Susie’s new friend Sara (Mia Goth) – another dancer in the company – is also trying to find out what happened to the missing girl, and she’s growing increasingly uneasy about the bond that’s forming between Susie and Madam Blanc. But what she discovers in the labyrinthine chambers beneath the dance company’s studios is more horrible than she could dare to imagine.
With the blackest of black magics coalescing around them, Susie, Sara, and Klemperer are inexplicably drawn into a brutal and bloody ballet of death that will change each of their destinies forever.
For this reviewer, Luca Guadagnino’s Suspiria was the best film of 2018. When it was released, it divided audiences. Those of us who loved it really loved it, those who hated it hated it with a passion. The haters are wrong, and I say that as someone who would always blurt out something extremely rude whenever anybody dared to suggest that Argento’s classic should be revisited. After all, you can’t improve upon horror perfection. Except Guadagnino proved you can.
Yes, the new Suspiria doesn’t have the original’s legendary colour palette and fairy tale trappings, nor does it have a soundtrack that’s precision-engineered to send chills up your spine. But what it does have is a grim sense of reality and a fierce intelligence in its writing, directing, performance and design, all underpinned by Thom Yorke’s perfectly pitched musical score. This is a Suspiria that takes its witchcraft seriously, especially where sympathetic magic and the interconnectedness of dance and magical ritual are concerned, and that makes us genuinely intrigued and fearful about the threat the central characters are facing.
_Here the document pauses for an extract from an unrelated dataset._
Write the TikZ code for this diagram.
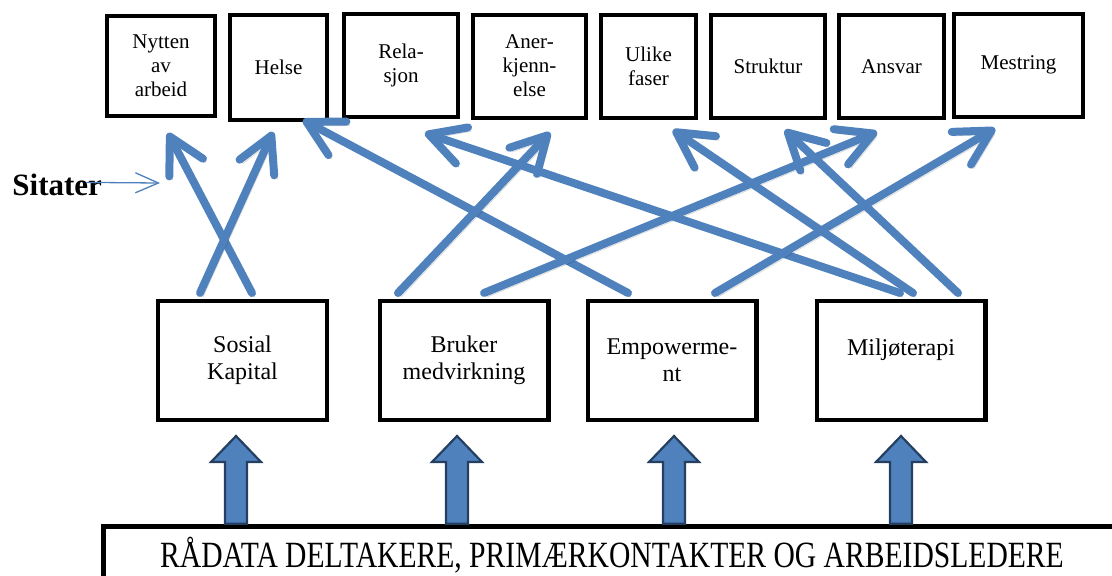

In total, it’s a mesmerising and visceral cinematic experience.
It would be thrilling to see what Guadagnino could do with the other two entries in Argento’s Three Mothers trilogy, but since Amazon Studios seemed to lose interest in the film even before it was released that seems unlikely to happen. Still, why the UK has had to wait almost a year for this Blu-ray when the US got theirs in January and Germany got a fantastic 4K edition in April is a mystery that only Mother Suspiriorum herself could solve. The good news is that this UK version looks and sounds terrific and, visually, seems marginally better than the US presentation. It would have been nice to get more special features and a 4K alternative, though. But we’re not complaining. Even without high-spec bells and whistles, Suspiria is compellingly potent dark magic and extremely highly recommended.